Dataset records
──────────────────────────────
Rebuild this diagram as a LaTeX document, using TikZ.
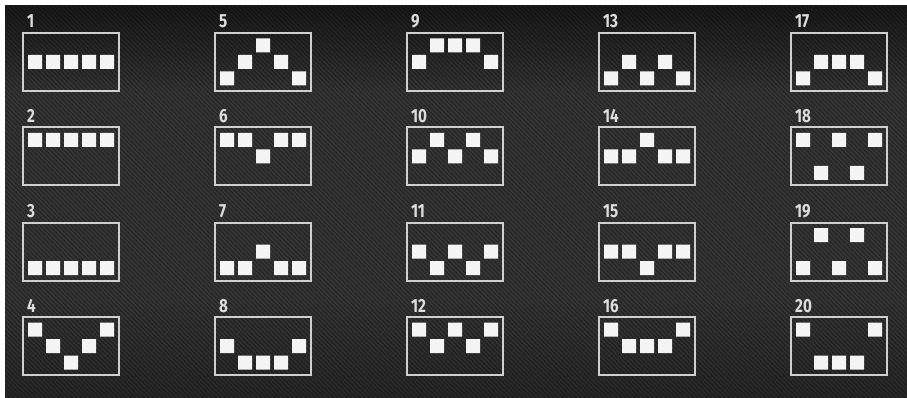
\documentclass[tikz,border=0pt]{standalone}
\usepackage{fontspec}
\setmainfont{Fira Sans}
\usepackage{tikz}

\definecolor{bgtop}{HTML}{1B1B1B}
\definecolor{bgmid}{HTML}{383838}
\definecolor{bgbot}{HTML}{2A2A2A}
\definecolor{framegray}{HTML}{CFCFCF}
\definecolor{cellwhite}{HTML}{F4F4F4}
\definecolor{numgray}{HTML}{DDDDDD}

\tikzset{
  frame/.style={draw=framegray, line width=2pt},
  cell/.style={fill=cellwhite},
  num/.style={anchor=base west, inner sep=0pt, text=numgray, xscale=0.8, transform shape,
    font=\bfseries\fontsize{19}{19}\selectfont},
  stripe/.style={draw=black, opacity=0.3, line width=1.5pt}
}

\begin{document}
\begin{tikzpicture}[x=1pt, y=-1pt]
\useasboundingbox (0,0) rectangle (907,398);
\fill[white](0,0)rectangle(907,398);

% background with stripes
\shade[top color=bgtop, bottom color=bgmid](5,6)rectangle(907,90);
\fill[bgmid](5,90)rectangle(907,300);
\shade[top color=bgmid, bottom color=bgbot](5,300)rectangle(907,398);
\begin{scope}
\clip(5,6)rectangle(907,398);
\foreach \k in {-400,-395.5,...,910}
  \draw[stripe](\k,6)--++(392,392);
\end{scope}

% first column
\begin{scope}[shift={(23,33)}]
\draw[frame](0,0)rectangle(96,58);
\node[num] (n1) at (4,-5) {1};
\fill[cell](5,22)rectangle++(14,14) (23,22)rectangle++(14,14) (41,22)rectangle++(14,14) (59,22)rectangle++(14,14) (77,22)rectangle++(14,14);
\end{scope}
\begin{scope}[shift={(23,127.5)}]
\draw[frame](0,0)rectangle(96,58);
\node[num] (n2) at (4,-5) {2};
\fill[cell](5,5.5)rectangle++(14,14) (23,5.5)rectangle++(14,14) (41,5.5)rectangle++(14,14) (59,5.5)rectangle++(14,14) (77,5.5)rectangle++(14,14);
\end{scope}
\begin{scope}[shift={(23,222.5)}]
\draw[frame](0,0)rectangle(96,58);
\node[num] (n3) at (4,-5) {3};
\fill[cell](5,38.5)rectangle++(14,14) (23,38.5)rectangle++(14,14) (41,38.5)rectangle++(14,14) (59,38.5)rectangle++(14,14) (77,38.5)rectangle++(14,14);
\end{scope}
\begin{scope}[shift={(23,317)}]
\draw[frame](0,0)rectangle(96,58);
\node[num] (n4) at (4,-5) {4};
\fill[cell](5,5.5)rectangle++(14,14) (23,22)rectangle++(14,14) (41,38.5)rectangle++(14,14) (59,22)rectangle++(14,14) (77,5.5)rectangle++(14,14);
\end{scope}

% second column
\begin{scope}[shift={(215,33)}]
\draw[frame](0,0)rectangle(96,58);
\node[num] (n5) at (4,-5) {5};
\fill[cell](5,38.5)rectangle++(14,14) (23,22)rectangle++(14,14) (41,5.5)rectangle++(14,14) (59,22)rectangle++(14,14) (77,38.5)rectangle++(14,14);
\end{scope}
\begin{scope}[shift={(215,127.5)}]
\draw[frame](0,0)rectangle(96,58);
\node[num] (n6) at (4,-5) {6};
\fill[cell](5,5.5)rectangle++(14,14) (23,5.5)rectangle++(14,14) (41,22)rectangle++(14,14) (59,5.5)rectangle++(14,14) (77,5.5)rectangle++(14,14);
\end{scope}
\begin{scope}[shift={(215,222.5)}]
\draw[frame](0,0)rectangle(96,58);
\node[num] (n7) at (4,-5) {7};
\fill[cell](5,38.5)rectangle++(14,14) (23,38.5)rectangle++(14,14) (41,22)rectangle++(14,14) (59,38.5)rectangle++(14,14) (77,38.5)rectangle++(14,14);
\end{scope}
\begin{scope}[shift={(215,317)}]
\draw[frame](0,0)rectangle(96,58);
\node[num] (n8) at (4,-5) {8};
\fill[cell](5,22)rectangle++(14,14) (23,38.5)rectangle++(14,14) (41,38.5)rectangle++(14,14) (59,38.5)rectangle++(14,14) (77,22)rectangle++(14,14);
\end{scope}

% third column
\begin{scope}[shift={(407,33)}]
\draw[frame](0,0)rectangle(96,58);
\node[num] (n9) at (4,-5) {9};
\fill[cell](5,22)rectangle++(14,14) (23,5.5)rectangle++(14,14) (41,5.5)rectangle++(14,14) (59,5.5)rectangle++(14,14) (77,22)rectangle++(14,14);
\end{scope}
\begin{scope}[shift={(407,127.5)}]
\draw[frame](0,0)rectangle(96,58);
\node[num] (n10) at (4,-5) {10};
\fill[cell](5,22)rectangle++(14,14) (23,5.5)rectangle++(14,14) (41,22)rectangle++(14,14) (59,5.5)rectangle++(14,14) (77,22)rectangle++(14,14);
\end{scope}
\begin{scope}[shift={(407,222.5)}]
\draw[frame](0,0)rectangle(96,58);
\node[num] (n11) at (4,-5) {11};
\fill[cell](5,22)rectangle++(14,14) (23,38.5)rectangle++(14,14) (41,22)rectangle++(14,14) (59,38.5)rectangle++(14,14) (77,22)rectangle++(14,14);
\end{scope}
\begin{scope}[shift={(407,317)}]
\draw[frame](0,0)rectangle(96,58);
\node[num] (n12) at (4,-5) {12};
\fill[cell](5,5.5)rectangle++(14,14) (23,22)rectangle++(14,14) (41,5.5)rectangle++(14,14) (59,22)rectangle++(14,14) (77,5.5)rectangle++(14,14);
\end{scope}

% fourth column
\begin{scope}[shift={(599,33)}]
\draw[frame](0,0)rectangle(96,58);
\node[num] (n13) at (4,-5) {13};
\fill[cell](5,38.5)rectangle++(14,14) (23,22)rectangle++(14,14) (41,38.5)rectangle++(14,14) (59,22)rectangle++(14,14) (77,38.5)rectangle++(14,14);
\end{scope}
\begin{scope}[shift={(599,127.5)}]
\draw[frame](0,0)rectangle(96,58);
\node[num] (n14) at (4,-5) {14};
\fill[cell](5,22)rectangle++(14,14) (23,22)rectangle++(14,14) (41,5.5)rectangle++(14,14) (59,22)rectangle++(14,14) (77,22)rectangle++(14,14);
\end{scope}
\begin{scope}[shift={(599,222.5)}]
\draw[frame](0,0)rectangle(96,58);
\node[num] (n15) at (4,-5) {15};
\fill[cell](5,22)rectangle++(14,14) (23,22)rectangle++(14,14) (41,38.5)rectangle++(14,14) (59,22)rectangle++(14,14) (77,22)rectangle++(14,14);
\end{scope}
\begin{scope}[shift={(599,317)}]
\draw[frame](0,0)rectangle(96,58);
\node[num] (n16) at (4,-5) {16};
\fill[cell](5,5.5)rectangle++(14,14) (23,22)rectangle++(14,14) (41,22)rectangle++(14,14) (59,22)rectangle++(14,14) (77,5.5)rectangle++(14,14);
\end{scope}

% fifth column
\begin{scope}[shift={(791,33)}]
\draw[frame](0,0)rectangle(96,58);
\node[num] (n17) at (4,-5) {17};
\fill[cell](5,38.5)rectangle++(14,14) (23,22)rectangle++(14,14) (41,22)rectangle++(14,14) (59,22)rectangle++(14,14) (77,38.5)rectangle++(14,14);
\end{scope}
\begin{scope}[shift={(791,127.5)}]
\draw[frame](0,0)rectangle(96,58);
\node[num] (n18) at (4,-5) {18};
\fill[cell](5,5.5)rectangle++(14,14) (23,38.5)rectangle++(14,14) (41,5.5)rectangle++(14,14) (59,38.5)rectangle++(14,14) (77,5.5)rectangle++(14,14);
\end{scope}
\begin{scope}[shift={(791,222.5)}]
\draw[frame](0,0)rectangle(96,58);
\node[num] (n19) at (4,-5) {19};
\fill[cell](5,38.5)rectangle++(14,14) (23,5.5)rectangle++(14,14) (41,38.5)rectangle++(14,14) (59,5.5)rectangle++(14,14) (77,38.5)rectangle++(14,14);
\end{scope}
\begin{scope}[shift={(791,317)}]
\draw[frame](0,0)rectangle(96,58);
\node[num] (n20) at (4,-5) {20};
\fill[cell](5,5.5)rectangle++(14,14) (23,38.5)rectangle++(14,14) (41,38.5)rectangle++(14,14) (59,38.5)rectangle++(14,14) (77,5.5)rectangle++(14,14);
\end{scope}

\end{tikzpicture}
\end{document}
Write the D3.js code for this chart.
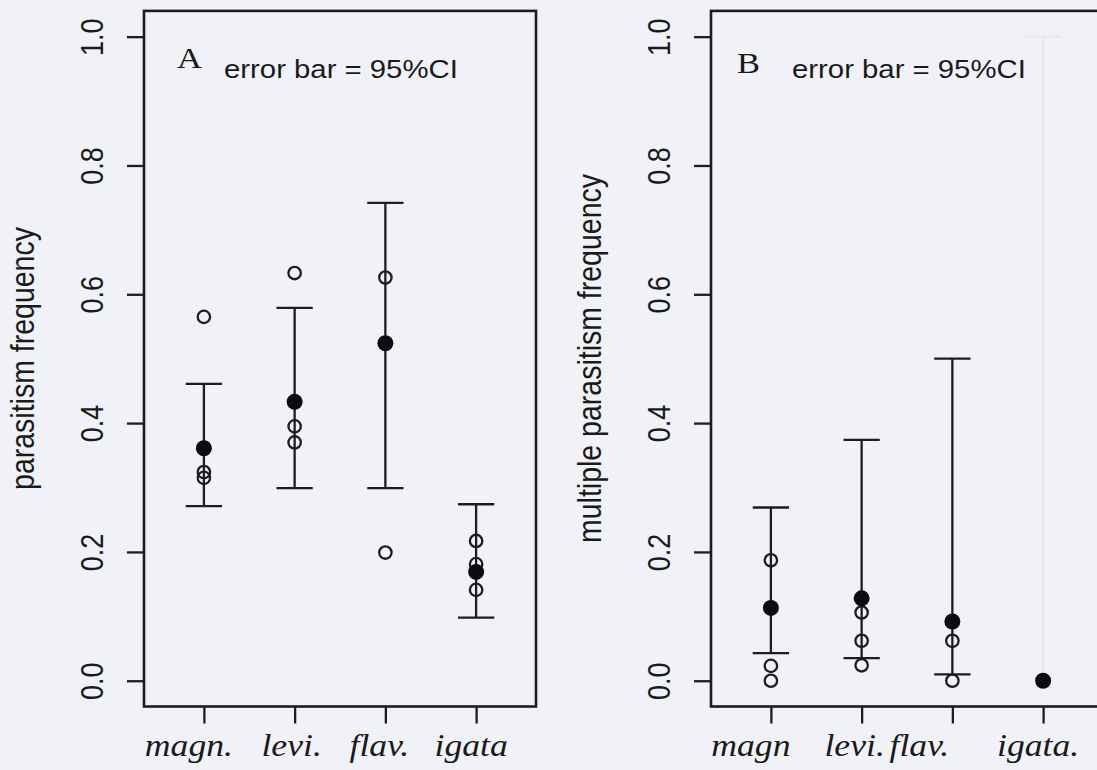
<!DOCTYPE html>
<html>
<head>
<meta charset="utf-8">
<script src="https://cdn.jsdelivr.net/npm/d3@7"></script>
<style>
  html, body { margin: 0; padding: 0; background: #f1f2f7; }
  svg { display: block; }
</style>
</head>
<body>
<div id="chart"></div>
<script>
// categories (as printed under each panel)
const categoriesA = ['magn.', 'levi.', 'flav.', 'igata'];
const categoriesB = ['magn', 'levi.', 'flav.', 'igata.'];

// panel A: parasitism frequency
const meanA = [0.361, 0.433, 0.524, 0.169];
const lowerA = [0.271, 0.299, 0.299, 0.098];
const upperA = [0.461, 0.579, 0.742, 0.274];
const pointsA = [[0.565, 0.324, 0.315], [0.633, 0.395, 0.370], [0.626, 0.199], [0.217, 0.181, 0.141]];

// panel B: multiple parasitism frequency
const meanB = [0.113, 0.128, 0.092, 0.0];
const lowerB = [0.043, 0.035, 0.010, 0.0];
const upperB = [0.269, 0.374, 0.500, 1.0];
const pointsB = [[0.187, 0.023, 0.0], [0.106, 0.062, 0.024], [0.062, 0.0], []];

const yTicks = [0, 0.2, 0.4, 0.6, 0.8, 1.0];

const W = 1097, H = 770;
const ink = '#1f1b20';
const stretch = 1.15; // the scan is a little wider than tall

const svg = d3.select('#chart').append('svg')
    .attr('width', W)
    .attr('height', H);

svg.append('rect')
    .attr('width', W)
    .attr('height', H)
    .attr('fill', '#f1f2f7');

// shared vertical scale (R style 4% padding)
const y = d3.scaleLinear()
    .domain([-0.04, 1.04])
    .range([706.5, 10.9]);

function drawPanel(o) {
    const x = d3.scaleLinear()
        .domain([0.34, 4.66])
        .range([o.left, o.left + 392]);

    const g = svg.append('g');

    // error bars
    o.mean.forEach((m, i) => {
        const faint = o.faint && o.faint.includes(i);
        const col = faint ? '#e3e5ef' : ink;
        const cx = x(i + 1);
        const bar = g.append('g')
            .attr('stroke', col)
            .attr('stroke-width', faint ? 1.8 : 2.3);
        bar.append('line')
            .attr('x1', cx).attr('x2', cx)
            .attr('y1', y(o.lower[i])).attr('y2', y(o.upper[i]));
        [o.lower[i], o.upper[i]].forEach(v => {
            if (faint && v === o.lower[i]) return;
            bar.append('line')
                .attr('x1', x(i + 1 - 0.2)).attr('x2', x(i + 1 + 0.2))
                .attr('y1', y(v)).attr('y2', y(v));
        });
    });

    // individual values (open circles)
    o.points.forEach((vals, i) => {
        g.selectAll(null)
            .data(vals)
            .join('circle')
            .attr('cx', x(i + 1))
            .attr('cy', d => y(d))
            .attr('r', 6.2)
            .attr('fill', 'none')
            .attr('stroke', ink)
            .attr('stroke-width', 2.3);
    });

    // means (filled circles)
    g.selectAll(null)
        .data(o.mean)
        .join('circle')
        .attr('cx', (d, i) => x(i + 1))
        .attr('cy', d => y(d))
        .attr('r', 8)
        .attr('fill', '#0d0b0d');

    // frame
    g.append('rect')
        .attr('x', o.left)
        .attr('y', y(1.04))
        .attr('width', 392)
        .attr('height', y(-0.04) - y(1.04))
        .attr('fill', 'none')
        .attr('stroke', ink)
        .attr('stroke-width', 2.6);

    // y axis
    const yAxis = g.append('g')
        .attr('transform', `translate(${o.left},0)`)
        .call(d3.axisLeft(y).tickValues(yTicks).tickFormat(d3.format('.1f')).tickSize(17));
    yAxis.select('.domain').remove();
    yAxis.selectAll('.tick line').attr('stroke', ink).attr('stroke-width', 2.3);
    yAxis.selectAll('.tick text')
        .attr('x', null)
        .attr('dy', null)
        .attr('text-anchor', 'middle')
        .attr('transform', `translate(-41,0) scale(${stretch},1) rotate(-90)`)
        .attr('fill', '#1a1a1a')
        .style('font-family', '"Liberation Sans", Arial, sans-serif')
        .style('font-size', '27px');

    // x axis: ticks only, labels placed where the scan has them
    const xAxis = g.append('g')
        .attr('transform', `translate(0,${y(-0.04)})`)
        .call(d3.axisBottom(x).tickValues([1, 2, 3, 4]).tickFormat('').tickSize(17));
    xAxis.select('.domain').remove();
    xAxis.selectAll('.tick line').attr('stroke', ink).attr('stroke-width', 2.3);

    g.selectAll(null)
        .data(o.categories)
        .join('text')
        .attr('transform', (d, i) => `translate(${x(i + 1) + o.nudge[i]},756) scale(${stretch},1)`)
        .attr('text-anchor', 'middle')
        .attr('fill', '#1a1a1a')
        .style('font-family', '"Liberation Serif", "Times New Roman", serif')
        .style('font-style', 'italic')
        .style('font-size', '31px')
        .text(d => d);

    // y title
    g.append('text')
        .attr('transform', `translate(${o.left - 110},358.5) scale(${stretch},1) rotate(-90)`)
        .attr('text-anchor', 'middle')
        .attr('fill', '#1a1a1a')
        .style('font-family', '"Liberation Sans", Arial, sans-serif')
        .style('font-size', '28.5px')
        .text(o.title);

    // panel letter and note
    g.append('text')
        .attr('transform', `translate(${o.letterX},${o.letterY}) scale(${stretch},1)`)
        .attr('fill', '#1a1a1a')
        .style('font-family', '"Liberation Serif", "Times New Roman", serif')
        .style('font-size', '30px')
        .text(o.letter);

    g.append('text')
        .attr('transform', `translate(${o.noteX},78) scale(${stretch},1)`)
        .attr('fill', '#1a1a1a')
        .style('font-family', '"Liberation Sans", Arial, sans-serif')
        .style('font-size', '25.5px')
        .text('error bar = 95%CI');
}

drawPanel({
    left: 144,
    categories: categoriesA,
    mean: meanA, lower: lowerA, upper: upperA, points: pointsA,
    nudge: [-15, -3, -6, -5],
    title: 'parasitism frequency',
    letter: 'A', letterX: 177, letterY: 68,
    noteX: 224
});

drawPanel({
    left: 711,
    categories: categoriesB,
    mean: meanB, lower: lowerB, upper: upperB, points: pointsB,
    nudge: [-20, -7, -33, -5],
    faint: [3],
    title: 'multiple parasitism frequency',
    letter: 'B', letterX: 737, letterY: 73,
    noteX: 792
});
</script>
</body>
</html>
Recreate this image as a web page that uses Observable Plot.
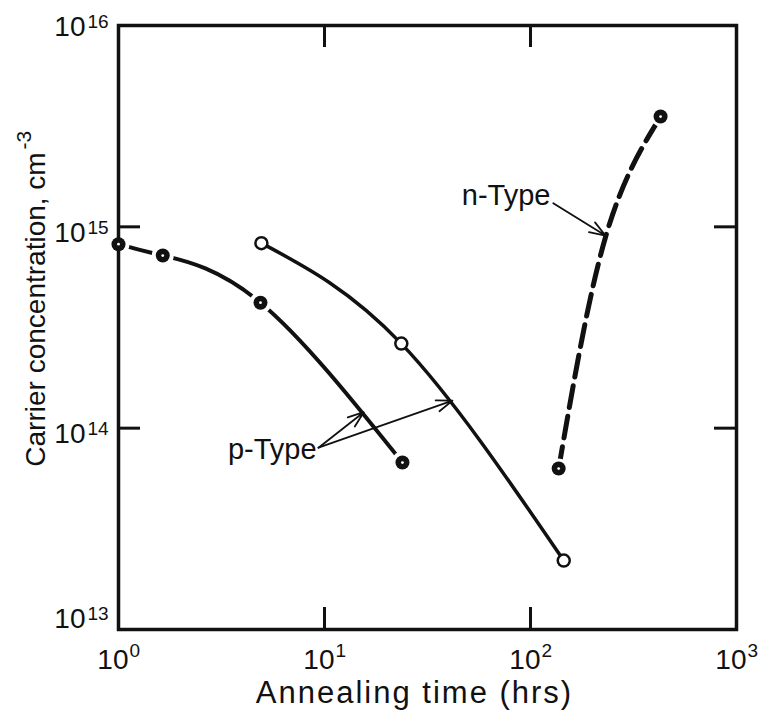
<!DOCTYPE html>
<html>
<head>
<meta charset="utf-8">
<script src="https://cdn.jsdelivr.net/npm/d3@7"></script>
<script src="https://cdn.jsdelivr.net/npm/@observablehq/plot@0.6"></script>
<style>
  body { margin: 0; background: #fff; }
</style>
</head>
<body>
<div id="chart"></div>
<script>
// ---- Axis ticks ----
const xTicks = [1, 10, 100, 1000];
const xExponents = ["0", "1", "2", "3"];
const yTicks = [1e13, 1e14, 1e15, 1e16];
const yExponents = ["13", "14", "15", "16"];
const innerXTicks = [10, 100];
const innerYTicks = [1e14, 1e15];

// ---- p-Type, filled markers (annealing time in hrs, carrier concentration in cm^-3) ----
const pFilledTime = [1.0, 1.64, 4.89, 23.9];
const pFilledConc = [8.2e14, 7.2e14, 4.2e14, 6.75e13];

// ---- p-Type, open markers ----
const pOpenTime = [4.94, 23.6, 145];
const pOpenConc = [8.3e14, 2.63e14, 2.2e13];

// ---- n-Type, filled markers ----
const nMarkerTime = [137, 428];
const nMarkerConc = [6.3e13, 3.53e15];
// n-Type dashed curve
const nCurveTime = [137, 231, 428];
const nCurveConc = [6.3e13, 8.85e14, 3.53e15];

// ---- Annotations ----
const labelText = ["p-Type", "n-Type"];
const labelTime = [9.15, 125];
const labelConc = [7.8e13, 1.42e15];
const arrowStartTime = [9.35, 9.35, 129];
const arrowStartConc = [8.0e13, 8.0e13, 1.31e15];
const arrowEndTime = [15.5, 41.8, 231];
const arrowEndConc = [1.2e14, 1.37e14, 9.05e14];

// ---- Titles ----
const xTitle = "Annealing time (hrs)";
const yTitle = "Carrier concentration, cm";
const yTitleExponent = "-3";

const zip = (xs, ys) => xs.map((x, i) => ({x, y: ys[i]}));
const pFilled = zip(pFilledTime, pFilledConc);
const pOpen = zip(pOpenTime, pOpenConc);
const nMarkers = zip(nMarkerTime, nMarkerConc);
const nCurve = zip(nCurveTime, nCurveConc);
const labels = labelText.map((t, i) => ({t, x: labelTime[i], y: labelConc[i]}));
const arrows = arrowStartTime.map((x1, i) => ({x1, y1: arrowStartConc[i], x2: arrowEndTime[i], y2: arrowEndConc[i]}));
const xLab = xTicks.map((v, i) => ({v, e: xExponents[i]}));
const yLab = yTicks.map((v, i) => ({v, e: yExponents[i]}));

const W = 764, H = 713;
const mL = 118, mR = 28, mT = 25, mB = 84;
const innerW = W - mL - mR, innerH = H - mT - mB;
const tickLen = 22;
const ink = "#111";

function yLabels(filter, dy) {
  return [
    Plot.text(yLab, {filter, y: "v", text: () => "10", frameAnchor: "left", textAnchor: "end",
      lineAnchor: "bottom", dx: -33, dy, fontSize: 28, fill: ink}),
    Plot.text(yLab, {filter, y: "v", text: "e", frameAnchor: "left", textAnchor: "start",
      lineAnchor: "bottom", dx: -31, dy: dy - 8, fontSize: 19, fill: ink})
  ];
}

const chart = Plot.plot({
  width: W, height: H,
  marginLeft: mL, marginRight: mR, marginTop: mT, marginBottom: mB,
  x: {type: "log", domain: [1, 1000], axis: null},
  y: {type: "log", domain: [1e13, 1e16], axis: null},
  style: {fontFamily: "'Liberation Sans', Arial, sans-serif", background: "#fff", color: ink},
  marks: [
    // curves
    Plot.line(pFilled, {x: "x", y: "y", curve: "natural", stroke: ink, strokeWidth: 4}),
    Plot.line(pOpen, {x: "x", y: "y", curve: "natural", stroke: ink, strokeWidth: 3.5}),
    Plot.line(nCurve, {x: "x", y: "y", curve: "natural", stroke: ink, strokeWidth: 5, strokeDasharray: "22,9"}),
    // white halos around filled markers (gaps in the curves)
    Plot.dot(pFilled, {x: "x", y: "y", r: 11, fill: "#fff", stroke: "none"}),
    Plot.dot(nMarkers, {x: "x", y: "y", r: 10, fill: "#fff", stroke: "none"}),
    // frame and inward ticks
    Plot.frame({stroke: ink, strokeWidth: 3.5}),
    Plot.tickX(innerXTicks, {x: d => d, insetTop: innerH - tickLen, stroke: ink, strokeWidth: 3}),
    Plot.tickX(innerXTicks, {x: d => d, insetBottom: innerH - tickLen, stroke: ink, strokeWidth: 3}),
    Plot.tickY(innerYTicks, {y: d => d, insetRight: innerW - tickLen, stroke: ink, strokeWidth: 3}),
    Plot.tickY(innerYTicks, {y: d => d, insetLeft: innerW - tickLen, stroke: ink, strokeWidth: 3}),
    // markers
    Plot.dot(pFilled, {x: "x", y: "y", r: 7, fill: ink, stroke: "none"}),
    Plot.dot(pFilled, {x: "x", y: "y", r: 1.4, fill: "#fff", stroke: "none"}),
    Plot.dot(nMarkers, {x: "x", y: "y", r: 7, fill: ink, stroke: "none"}),
    Plot.dot(nMarkers, {x: "x", y: "y", r: 1.4, fill: "#fff", stroke: "none"}),
    Plot.dot(pOpen, {x: "x", y: "y", r: 6, fill: "#fff", stroke: ink, strokeWidth: 2.5}),
    // annotations
    Plot.arrow(arrows, {x1: "x1", y1: "y1", x2: "x2", y2: "y2", stroke: ink, strokeWidth: 1.8,
      headLength: 14, headAngle: 40}),
    Plot.text(labels, {x: "x", y: "y", text: "t", textAnchor: "end", lineAnchor: "middle",
      fontSize: 29, fill: ink}),
    // x tick labels
    Plot.text(xLab, {x: "v", text: () => "10", frameAnchor: "bottom", textAnchor: "end",
      lineAnchor: "bottom", dx: 10, dy: 39, fontSize: 28, fill: ink}),
    Plot.text(xLab, {x: "v", text: "e", frameAnchor: "bottom", textAnchor: "start",
      lineAnchor: "bottom", dx: 11, dy: 27, fontSize: 19, fill: ink}),
    // y tick labels
    ...yLabels(d => d.v === 1e16, 10),
    ...yLabels(d => d.v === 1e14 || d.v === 1e15, 15),
    ...yLabels(d => d.v === 1e13, -2),
    // axis titles
    Plot.text([xTitle], {text: d => d, frameAnchor: "bottom", textAnchor: "middle", lineAnchor: "bottom",
      dx: -13, dy: 73, fontSize: 31, fill: ink}),
    Plot.text([yTitle], {text: d => d, frameAnchor: "left", textAnchor: "middle", lineAnchor: "bottom",
      rotate: -90, dx: -74, dy: -18, fontSize: 28, fill: ink}),
    Plot.text([yTitleExponent], {text: d => d, frameAnchor: "left", textAnchor: "start", lineAnchor: "bottom",
      rotate: -90, dx: -88, dy: -178, fontSize: 21, fill: ink})
  ]
});

d3.select(chart).selectAll("text").filter(function () { return this.textContent === xTitle; })
  .attr("letter-spacing", "2px");

document.getElementById("chart").appendChild(chart);
</script>
</body>
</html>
──────────────────────────────
Work to complete -> Nothing but the lines above, starting at the line that contains "Recreate this image" and ending at the line that contains "const pOpenConc = [8.3e14, 2.63e14, 2.2e13];", should be given again, exactly and without the pictures.

Solution ->
Recreate this image as a web page that uses Observable Plot.
<!DOCTYPE html>
<html>
<head>
<meta charset="utf-8">
<script src="https://cdn.jsdelivr.net/npm/d3@7"></script>
<script src="https://cdn.jsdelivr.net/npm/@observablehq/plot@0.6"></script>
<style>
  body { margin: 0; background: #fff; }
</style>
</head>
<body>
<div id="chart"></div>
<script>
// ---- Axis ticks ----
const xTicks = [1, 10, 100, 1000];
const xExponents = ["0", "1", "2", "3"];
const yTicks = [1e13, 1e14, 1e15, 1e16];
const yExponents = ["13", "14", "15", "16"];
const innerXTicks = [10, 100];
const innerYTicks = [1e14, 1e15];

// ---- p-Type, filled markers (annealing time in hrs, carrier concentration in cm^-3) ----
const pFilledTime = [1.0, 1.64, 4.89, 23.9];
const pFilledConc = [8.2e14, 7.2e14, 4.2e14, 6.75e13];

// ---- p-Type, open markers ----
const pOpenTime = [4.94, 23.6, 145];
const pOpenConc = [8.3e14, 2.63e14, 2.2e13];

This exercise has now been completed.